◆ Goal: Give the number of lines in the data that contain "matplotlib", and nothing more.
----- Data extract
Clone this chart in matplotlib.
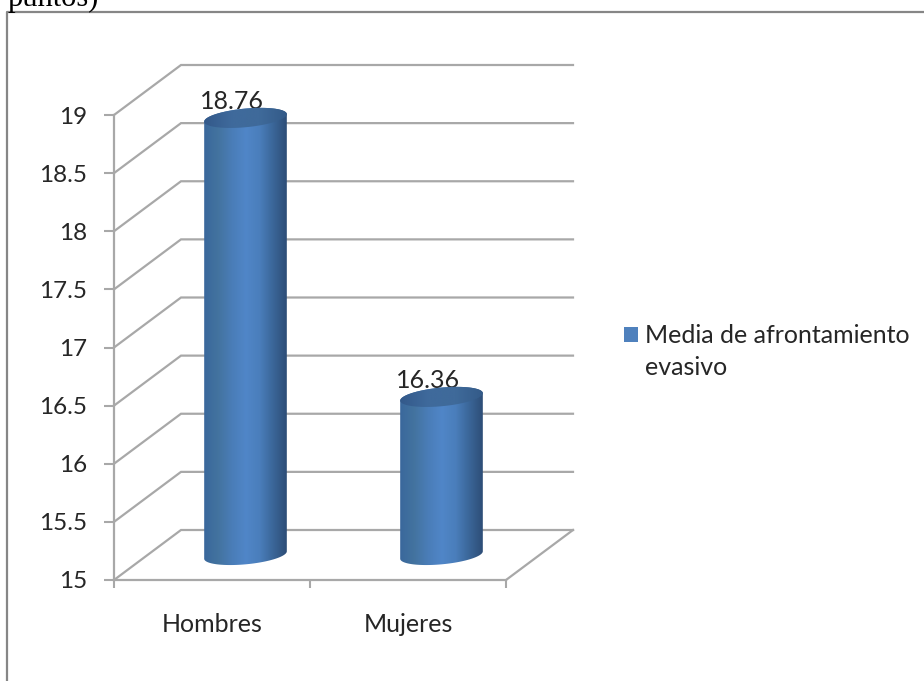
import numpy as np
import matplotlib
matplotlib.use('Agg')
import matplotlib.pyplot as plt
from matplotlib.colors import LinearSegmentedColormap
from matplotlib.patches import Patch, Polygon

plt.rcParams['font.family'] = ['Lato', 'DejaVu Sans']

categories = ['Hombres', 'Mujeres']
values = [18.76, 16.36]
value_labels = ['18.76', '16.36']
y_ticks = [15, 15.5, 16, 16.5, 17, 17.5, 18, 18.5, 19]
y_tick_labels = ['15', '15.5', '16', '16.5', '17', '17.5', '18', '18.5', '19']
legend_lines = ['Media de afrontamiento', 'evasivo']

W, H = 924, 681
GRID = '#a8a8a8'
TEXT = '#262626'

fig = plt.figure(figsize=(W / 100, H / 100), dpi=100)

# cut-off caption and the frame around the chart
fig.text(8 / W, 1 - 6 / H, 'puntos)', family='Liberation Serif', fontsize=22,
         color='black', ha='left', va='baseline')
fig.add_artist(plt.Line2D([7 / W, 7 / W, 1], [0, 1 - 12 / H, 1 - 12 / H],
                          color='#868686', lw=1.6))

# axes sit on the front plane of the 3d box
ax = fig.add_axes([114 / W, 1 - 580 / H, 392 / W, 465 / H])
ax.set_xlim(0, 2)
ax.set_ylim(15, 19)
sx, sy = 392 / 2, 465 / 4  # pixels per data unit
dx, dy = 67 / sx, 50 / sy  # depth of the box

for s in ['top', 'right']:
    ax.spines[s].set_visible(False)
for s in ['left', 'bottom']:
    ax.spines[s].set_color(GRID)
    ax.spines[s].set_linewidth(1.6)

ax.set_yticks(y_ticks)
ax.set_yticklabels(y_tick_labels, fontsize=17.5, color=TEXT)
ax.tick_params(axis='y', length=7, width=1.5, color=GRID, pad=12.5)
ax.set_xticks([0, 1, 2], minor=True)
ax.tick_params(axis='x', which='minor', length=6, width=1.5, color=GRID)
ax.set_xticks([0.5, 1.5])
ax.set_xticklabels(categories, fontsize=18, color=TEXT)
ax.tick_params(axis='x', which='major', length=0, pad=24)

# back wall and side of the box
for t in y_ticks:
    ax.plot([0, dx, 2 + dx], [t, t + dy, t + dy], color=GRID, lw=1.6,
            clip_on=False, zorder=1, solid_joinstyle='miter')
ax.plot([2, 2 + dx], [15, 15 + dy], color=GRID, lw=1.6, clip_on=False, zorder=1)

side = LinearSegmentedColormap.from_list(
    'side', ['#3a689c', '#43739f', '#4a7db8', '#5086c8', '#4a7ebb', '#3a6597', '#2c4c75'])
cap = LinearSegmentedColormap.from_list(
    'cap', ['#33598a', '#3f6a9c', '#3f6a9a', '#335a88'])


def ellipse(cx, cy, t):
    a, b, tilt = 41.5, 9.3, np.radians(5.4)
    px = a * np.cos(t) * np.cos(tilt) - b * np.sin(t) * np.sin(tilt)
    py = a * np.cos(t) * np.sin(tilt) + b * np.sin(t) * np.cos(tilt)
    return np.column_stack([cx + px / sx, cy + py / sy])


def shaded(poly, cmap, x0, x1, y0, y1, z):
    img = ax.imshow(np.linspace(0, 1, 128)[None, :], cmap=cmap, aspect='auto',
                    extent=[x0, x1, y0, y1], zorder=z, interpolation='bilinear')
    patch = Polygon(poly, closed=True, transform=ax.transData, fc='none', ec='none')
    ax.add_patch(patch)
    patch.set_clip_on(False)
    img.set_clip_path(patch)
    # the cylinders stand out above the front plane, so clip to the figure
    img.set_clip_box(fig.bbox)


half = 42 / sx
for i, v in enumerate(values):
    cx = i + 0.5 + dx / 2
    y0 = 15 + dy / 2
    y1 = v + dy / 2
    body = np.vstack([ellipse(cx, y0, np.linspace(np.pi, 2 * np.pi, 60)),
                      ellipse(cx, y1, np.linspace(0, np.pi, 60))])
    top = ellipse(cx, y1, np.linspace(0, 2 * np.pi, 120))
    shaded(body, side, cx - half, cx + half, y0 - 14 / sy, y1 + 14 / sy, 3)
    shaded(top, cap, cx - half, cx + half, y1 - 14 / sy, y1 + 14 / sy, 4)
    ax.annotate(value_labels[i], (i + 0.5, v), xytext=(14.5, 30),
                textcoords='offset points', ha='center', va='center',
                fontsize=18, color=TEXT, zorder=2, annotation_clip=False)

ax.set_xlim(0, 2)
ax.set_ylim(15, 19)

fig.legend(handles=[Patch(fc='#4f81bd', ec='none'), Patch(fc='none', ec='none')],
           labels=legend_lines, loc='upper left',
           bbox_to_anchor=(619 / W, 1 - 319 / H), frameon=False, fontsize=18,
           labelcolor=TEXT, handlelength=0.55, handleheight=0.55,
           handletextpad=0.3, borderpad=0.2, borderaxespad=0, labelspacing=0.36)

fig.savefig('out.png', dpi=100)
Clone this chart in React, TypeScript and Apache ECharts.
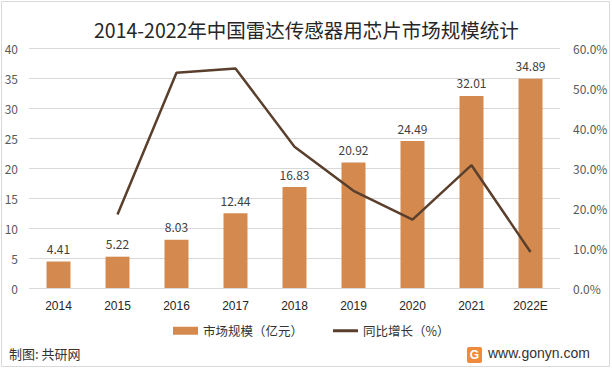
import React, { useEffect, useRef } from "react";
import * as echarts from "echarts";

const categories = ["2014", "2015", "2016", "2017", "2018", "2019", "2020", "2021", "2022E"];
const marketSize = [4.41, 5.22, 8.03, 12.44, 16.83, 20.92, 24.49, 32.01, 34.89];
const growth: (number | null)[] = [null, 18.4, 53.8, 54.9, 35.3, 24.3, 17.1, 30.7, 9.0];
const leftTicks = [0, 40, 5];
const rightTicks = [0, 60, 10];

const FONT = "'Noto Sans CJK SC', 'Noto Sans', sans-serif";

export default function App() {
  const ref = useRef<HTMLDivElement>(null);
  useEffect(() => {
    const chart = echarts.init(ref.current!, null, { renderer: "svg" });
    chart.setOption({
      animation: false,
      backgroundColor: "#ffffff",
      textStyle: { fontFamily: FONT },
      title: {
        text: "2014-2022年中国雷达传感器用芯片市场规模统计",
        left: 89,
        top: 15,
        textStyle: { fontSize: 19.5, fontWeight: "normal", color: "#262626", fontFamily: FONT },
      },
      grid: { left: 29, right: 52, top: 48, bottom: 82 },
      legend: {
        bottom: 28,
        left: 168,
        itemGap: 30,
        itemWidth: 25,
        itemHeight: 8,
        textStyle: { fontSize: 12.5, color: "#333", fontFamily: FONT },
        data: [
          { name: "市场规模（亿元）", icon: "rect" },
          { name: "同比增长（%）", icon: "path://M0 0 H25 V3 H0 Z" },
        ],
      },
      xAxis: {
        type: "category",
        data: categories,
        axisLine: { show: false },
        axisTick: { show: false },
        axisLabel: { color: "#262626", fontSize: 12, margin: 12, fontFamily: "Liberation Sans, sans-serif" },
      },
      yAxis: [
        {
          type: "value",
          min: leftTicks[0],
          max: leftTicks[1],
          interval: leftTicks[2],
          axisLine: { show: false },
          axisTick: { show: false },
          axisLabel: { color: "#595959", fontSize: 12, margin: 11 },
          splitLine: { lineStyle: { color: "#d9d9d9", width: 1 } },
        },
        {
          type: "value",
          min: rightTicks[0],
          max: rightTicks[1],
          interval: rightTicks[2],
          axisLine: { show: false },
          axisTick: { show: false },
          splitLine: { show: false },
          axisLabel: {
            color: "#595959",
            fontSize: 12,
            margin: 13,
            formatter: (v: number) => v.toFixed(1) + "%",
          },
        },
      ],
      series: [
        {
          name: "市场规模（亿元）",
          type: "bar",
          data: marketSize,
          barWidth: 24,
          itemStyle: { color: "#d48a4e" },
          label: {
            show: true,
            position: "top",
            distance: 7,
            color: "#404040",
            fontSize: 12,
            formatter: (p: any) => p.value.toFixed(2),
          },
        },
        {
          name: "同比增长（%）",
          type: "line",
          yAxisIndex: 1,
          data: growth,
          symbol: "none",
          lineStyle: { color: "#5a3f2c", width: 2.5 },
          itemStyle: { color: "#5a3f2c" },
        },
      ],
      graphic: [
        {
          type: "rect",
          shape: { x: 1.5, y: 1.5, width: 608, height: 365 },
          style: { fill: "none", stroke: "#d9d9d9", lineWidth: 1 },
          silent: true,
        },
        {
          type: "text",
          left: 9,
          top: 347,
          style: { text: "制图: 共研网", fontSize: 13, fill: "#333", fontFamily: FONT },
        },
        {
          type: "rect",
          shape: { x: 467, y: 347, width: 15, height: 16, r: 2 },
          style: { fill: "#f08a3c" },
        },
        {
          type: "text",
          x: 474.5,
          y: 355,
          style: { text: "G", fontSize: 12, fontWeight: "bold", fill: "#fff", align: "center", verticalAlign: "middle", fontFamily: "Liberation Sans" },
        },
        {
          type: "text",
          left: 488,
          top: 346,
          style: { text: "www.gonyn.com", fontSize: 14, fill: "#333", fontFamily: "Liberation Sans, sans-serif" },
        },
      ],
    });
    return () => chart.dispose();
  }, []);
  return <div ref={ref} style={{ position: "fixed", left: 0, top: 0, width: 612, height: 370 }} />;
}
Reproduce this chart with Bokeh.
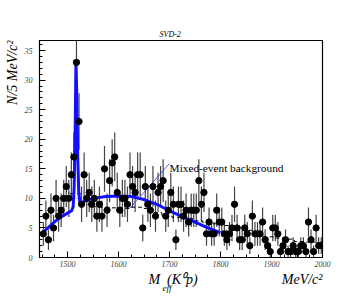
from bokeh.plotting import figure
from bokeh.models import Range1d, Label, FixedTicker, Title
from bokeh.embed import file_html
from bokeh.resources import INLINE
import math

# ---------------- data ----------------
bin_start = 1450.0
bin_width = 5.0
counts = [4, 7, 3, 8, 5, 10, 7, 8, 10, 12,
          10, 14, 17, 33, 23, 9, 14, 10, 11, 9,
          10, 7, 9, 7, 15, 8, 13, 16, 17, 11,
          8, 10, 10, 9, 14, 12, 11, 14, 14, 5,
          12, 9, 8, 12, 7, 11, 12, 13, 7, 8,
          11, 9, 3, 9, 9, 7, 8, 6, 8, 8,
          8, 13, 9, 11, 4, 6, 4, 4, 8, 6,
          6, 4, 3, 4, 5, 9, 5, 3, 3, 5,
          4, 2, 7, 4, 4, 4, 6, 3, 2, 1,
          5, 5, 4, 1, 2, 3, 1, 1, 2, 1,
          1, 2, 2, 1, 6, 3, 1, 5, 2, 2]
mass = [bin_start + bin_width * (i + 0.5) for i in range(len(counts))]

fit_mass = [1447, 1460, 1470, 1480, 1490, 1500, 1508, 1511, 1513, 1515, 1516.5,
            1518, 1520, 1522, 1524, 1527, 1535, 1550, 1575, 1600, 1625, 1650,
            1675, 1700, 1725, 1750, 1775, 1800]
fit_vals = [3.8, 4.9, 5.7, 6.4, 7.0, 7.5, 7.9, 8.6, 12.0, 22.0, 33.0,
            28.0, 17.0, 11.0, 9.4, 9.2, 9.6, 10.0, 10.3, 10.4, 10.3, 9.8,
            9.0, 7.9, 6.9, 6.0, 5.0, 4.2]

dot_mass = [1497, 1512, 1526]
dot_vals = [11.2, 10.5, 9.3]

mix_edges = [1505, 1525, 1545, 1565, 1585, 1605, 1625, 1645, 1665, 1685, 1705,
             1725, 1745, 1765, 1785, 1805, 1825, 1845, 1865, 1885, 1905, 1925,
             1945, 1965, 1985, 2000]
mix_vals = [10.8, 9.0, 8.6, 8.5, 8.4, 8.3, 8.5, 8.3, 7.6, 7.0, 6.8, 6.6, 6.2,
            5.9, 5.7, 5.4, 5.1, 4.6, 4.0, 3.5, 3.3, 3.1, 2.7, 2.6, 2.6]

pointer_mass = [1623, 1700]
pointer_vals = [8.4, 15.9]

x_ticks = [1500, 1600, 1700, 1800, 1900, 2000]
y_ticks = [0, 5, 10, 15, 20, 25, 30, 35]

# ---------------- layout ----------------
X0, X1 = 1445.0, 2000.0
Y0, Y1 = 0.0, 36.7
W, H = 352, 297
FL, FR, FT, FB = 37, 322, 40, 257   # frame edges in page pixels
NB = "\u00a0"


def dx(px):
    return X0 + (px - FL) * (X1 - X0) / (FR - FL)


def dy(py):
    return Y0 + (FB - py) * (Y1 - Y0) / (FB - FT)


p = figure(width=W, height=H, output_backend="svg", toolbar_location=None,
           x_range=Range1d(X0, X1), y_range=Range1d(Y0, Y1),
           min_border_left=FL, min_border_right=W - FR,
           min_border_top=FT, min_border_bottom=H - FB)
p.xgrid.visible = False
p.ygrid.visible = False
p.background_fill_color = "white"
p.border_fill_color = "white"
p.outline_line_color = "black"
p.outline_line_width = 1.2

for ax in (p.xaxis[0], p.yaxis[0]):
    ax.major_tick_in = 6
    ax.major_tick_out = 0
    ax.minor_tick_in = 3
    ax.minor_tick_out = 0
    ax.axis_line_color = "black"
    ax.major_tick_line_color = "black"
    ax.minor_tick_line_color = "black"
    ax.major_label_text_font = "Liberation Serif"
    ax.major_label_text_font_style = "italic"
    ax.major_label_text_font_size = "8px"
    ax.major_label_text_color = "#444444"

p.xaxis.ticker = FixedTicker(ticks=x_ticks,
                             minor_ticks=[1450 + 25 * i for i in range(23)])
p.yaxis.ticker = FixedTicker(ticks=y_ticks, minor_ticks=list(range(0, 37)))
p.xaxis.major_label_standoff = 3
p.yaxis.major_label_standoff = 7

# error bars
lo = [c - math.sqrt(c) for c in counts]
hi = [c + math.sqrt(c) for c in counts]
p.segment(x0=mass, y0=lo, x1=mass, y1=hi, line_color="#444444", line_width=1.2)

# mixed-event background (dashed histogram)
p.step(x=mix_edges, y=mix_vals + [mix_vals[-1]], mode="after",
       line_color="black", line_width=1, line_dash="4 3")

# dotted background under peak
p.line(dot_mass, dot_vals, line_color="black", line_width=1, line_dash="1 2")

# fit
p.line(fit_mass, fit_vals, line_color="#1010ff", line_width=3)

# pointer line
p.line(pointer_mass, pointer_vals, line_color="#3030ff", line_width=0.8)

# data points
p.scatter(mass, counts, size=6.3, color="black")

# ---------------- texts ----------------
p.add_layout(Label(x=dx(168), y=dy(167.5), text="Mixed-event background",
                   text_font="Liberation Serif", text_font_size="11.3px",
                   text_align="left", text_baseline="alphabetic",
                   text_color="black"))

# title
p.title.text = "SVD-2"
p.title.align = "left"
p.title.offset = 120
p.title.standoff = 3
p.title.text_font = "Liberation Serif"
p.title.text_font_style = "italic"
p.title.text_font_size = "8px"
p.title.text_color = "black"

# y-axis title
p.add_layout(Title(text="N/5 MeV/c\u00b2", align="right", standoff=4,
                   text_font="Liberation Serif", text_font_style="italic",
                   text_font_size="14px", text_color="black"), "left")

# x-axis title row (main)
p.add_layout(Title(text="M" + NB * 2 + "(K\u2070p)" + NB * 24 + "MeV/c\u00b2",
                   align="right", offset=0, standoff=0,
                   text_font="Liberation Serif", text_font_style="italic",
                   text_font_size="14px", text_color="black"), "below")
# subscript row
p.add_layout(Title(text="eff", align="left", offset=123, standoff=-12,
                   text_font="Liberation Serif", text_font_style="italic",
                   text_font_size="9px", text_color="black"), "below")

open("out.html", "w").write(file_html(p, INLINE))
----------
◆ The response: 6